Aile merkezli yaşamdan önce insanlar belli başlı iki ikametgâh türünde yaşıyorlardı. Ya şato tarzı büyük evlerde ya da ahır, ağıl, kulübe gibi yerlerde. Büyük evler seçkinler içindi ve çocuk kalabalık ev halkından biriydi. Yoksulların yaşadığı yerler -ki bu nüfusun %80’i demek- çok küçük olduğu için çocuklar yetişkin ortamından uzak tutulamıyordu. İş hacmi fazla olduğu için de çocuğun erken yaşta yardım etmeye başlaması beklenirdi.

 

Annelik de bugünkü anlayıştan farklıydı. Çocuklar biyolojik anneleri tarafından yetiştirilmiyordu. Annesinden başka biri süt veriyor sonra yedi yaşlarında başka bir eve gönderiliyordu.

 

Rönesansla birlikte kültürel ve toplumsal ortamda öncülüğünü kentli seçkinlerin yaptığı değişim başlamıştır. Gelis’e göre bu dönemde çocukla ilgili en büyük değişim çocuğun yaşamını koruma konusunda görülen kararlı tutumdu.

 

Modern çağda giderek bağımsızlaşan birey kendi yaşamını dilediğince yaşamaya yönelmiştir. Bireyin bağımsızlığının artması bedenin bağımsızlığı arttığı içindir. Ana-baba çocuğu artık sadece kendisi olduğu için, kendilerine ait yaşamın parçası olarak görüp seviyorlar.

 

Çocuk ve çocukluk hakkında araştırma yapan isimler eğitim konusuna da değinmişlerdir. Aries ve ondan esinlenen isimlere göre çağımızdaki okul kurumu çocukluk kavramının uygulamaya geçirilmesi olarak tanımlanmaktadır. Çağdaş eğitimin ne geleneksel Ortaçağ öğrenimiyle ne de Rönesans’ta liberal sanatların gelişmesiyle bir ilgisi yoktur. Çünkü bu iki dönemde verilen eğitimde çocuğa veya gence özel bir vurgu yapılmadan eğitimi insan yaşamının tümüne yayacak şekilde el alıyorlardı. Yani çocukluk bilinci yoktu. 

 

On yedinci yüzyılda ahlakçılar yeni bir eğitim modeli geliştirilmiştir.
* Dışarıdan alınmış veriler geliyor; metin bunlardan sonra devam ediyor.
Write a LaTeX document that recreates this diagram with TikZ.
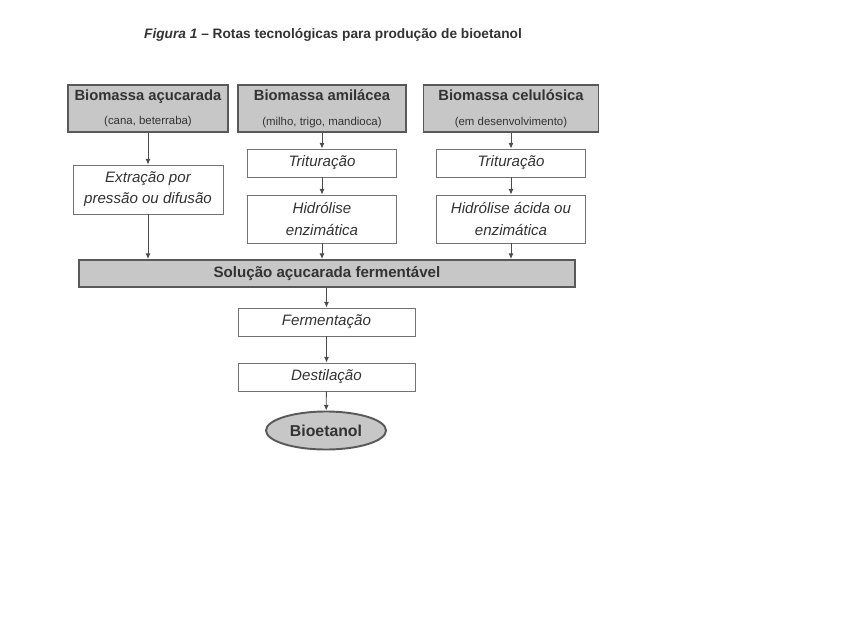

Bu modelde çocuklar Tanrı’dan korkan kültürlü bir kişiye dönüştürülme amacıyla eğitiliyordu.

 

Yeni okullarda okulun tanımı değişmiştir. “Okul artık insanları çocukluktan erkekliğe doğru ilerlerken topluma hazırlamakta kullanılan bir araç olmuştur.” Kızlar yüzyıllar boyunca okula gidememiştir. Çünkü kızlara gerçek yetişkinlik hiçbir zaman yakıştırılmamıştır. “Kızlar on yaşına geldiklerinde küçük kadın sayılıyorlardı; normalde on iki-on beş yaşları arasında da evlendirilirlerdi.” bilgisi okula neden gidemediklerini açıklıyor.


Çocuk ve çocukluğa bakış açısının, çocuklara verilen eğitimin yüzyıllar içindeki değişimi bu şekildedir. Yazıyı iki tane çocuk kitabı önererek sonlandırıyorum.

Öneri çocuk kitapları:

Hepi Topu Bir Tekir/Brendan Wenzel

Kutu Değil/Antoinette Portis

 

Kaynakça

Tan, Mine. Çağlar Boyunca Çocukluk. Ankara University Journal of Faculty of Educational Sciences (JFES) 22 / 1 (Ağustos 2019): 71-88.